Kürkcü: Election Board decision nothing less than a coup


The decision by the Supreme Election Board is one of the barricades the Block will have to face

Labor, Democracy and Freedom Block Mersin MP Ertu?rul Kürkçü has accepted to assess the Supreme Election Board decision to strip off Hatip Dicle of his mandate and the consequences of this action.
“The stripping off Hatip Dicle of his mandate – said Kürkçü – and the election of another MP instead should be considered as a coup by an institution which should have had in a whole reached a conclusion taking into account law, politics, conscience, morality and history. This decision can’t be counted as an ordinary legal process. The Supreme Court’s decision of approval and the conclusion made by the Supreme Election Board is one of the barricades intended to be constituted against the MPs of the Labor, Democracy and Freedom Block. To this extent, jurists will of course implement the required procedures but I know that the public conscience will not accept this decision and in respect to this, all Block MPs will show their stand especially in Dicle’s election district Diyarbak?r. I may not be able to say a certain thing concerning the attitude to be displayed but I know that we will adopt a protest attitude”.
What are the differences between 2007 and today with respect to the fact that defending fair demands has become an offense because of the changes in laws?

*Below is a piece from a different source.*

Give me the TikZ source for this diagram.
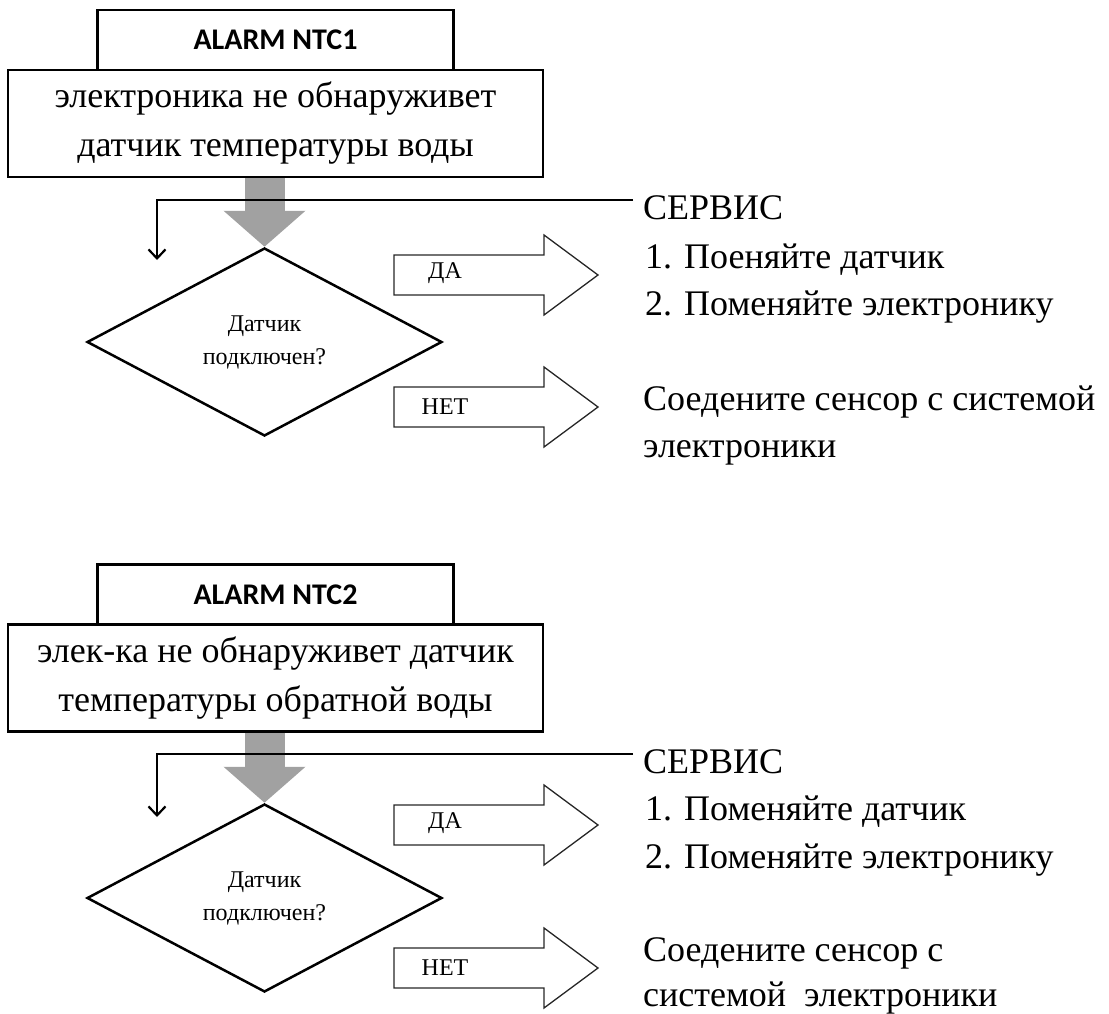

“Between 2007-2011, the AKP consolidated a one-party regime and now it is making plans about how to take whom from other parties and to include them in their own group. Especially as of 2009, the proceeding against social opposition, what we call criminalization, has been the basic manner for one-party regime. In the past, judges generally would stay out of this framework but now, with the inclusion of the judiciary into the process, there has been created a whole system which consists of the government, ministry of internal affairs, security directorate, anti-terror department, special authority prosecutors and special authority heavy criminal courts. We are currently in a process of a new implementation which enables police to be in a higher position than the judiciary while the judiciary accrediting the views of police. In terms of social opposition, many platforms became non operational or they have to pay high prices to be operational. Considering the blockage of communication channels; bans on internet, the ghostlike police control on internet sites and many other restrictions, the opposition has no other reasonable way but to take to the streets. We should note here that using streets under these conditions is also restricted more and more and even an ordinary press release has become an activity that requires a great effort. However, I see a strong struggle power in people and strong breakthroughs are made everywhere against these constraints. This is what will be reflected to the parliament through our group. I am of the opinion that social struggles will increasingly gain acceleration in the coming period”.

To which extend did intellectuals support the Block in this elections?

“I think there is a much more widespread intellectual support. The liberals’ support has perhaps declined but I can say that the support from intellectuals, especially from a new generation of intellectuals, has grown to a great extent. It is possibly correct to say that activists and intellectuals played a role of main opposition party to the Block. However, those determined to build politics under AKP’s hegemony and to take advantage of this situation has not modified the relation they had with us in 2007, in this elections. This can be seen as a loss but when considered as a whole, I can say that I see it as a process when everything falls into place”.

What will be the decision mechanism of the Block as to the Election Board’s decision?

“The parliamentary group is the essential decision-making mechanism. On the other hand, in accordance with its principles, the Democratic Society Congress count the MPs as their natural members. The DTK is a solidarity mechanism addressing to a broader social spectrum, not only to the Kurdish people and the representatives of the Kurdish liberation movement. It is an umbrella organization which doesn’t make decisions and implement these decisions by itself.
In my opinion, the Block components need to have one more umbrella organization. Before the elections, we were on course to build a constitution we called Labor, Democracy and Freedom Front but within the election process, this project made no headway as we paid attention to build an electoral alliance. But, hence forwards, we need to make sense of the point where we stayed and we need to draw a new line. The Peace and Democracy Party proposes an umbrella party which I also agree with as it could be a reasonable and efficient move to change of the Labor, Democracy and Freedom Block into a political organization. In this regard, I would like to draw attention to a single issue; the umbrella party has been a contradictory issue since 2009 among some groups which are now consisted in the Block. The Socialist Democracy Party, Socialist Party, we [Socialist Labor Movement] and Peace and Democracy Party, within the framework of a labor-oriented program, continued our efforts under the name Movement of Unity for Democracy. These efforts also reached a saturation point with the beginning of a Front attempt. An assessment should be made about all these points as we will need to have reached a framework before we present them to the parliament. I, personally see the Block’s election manifesto and the local election descriptions linked to it as very substantial documents”.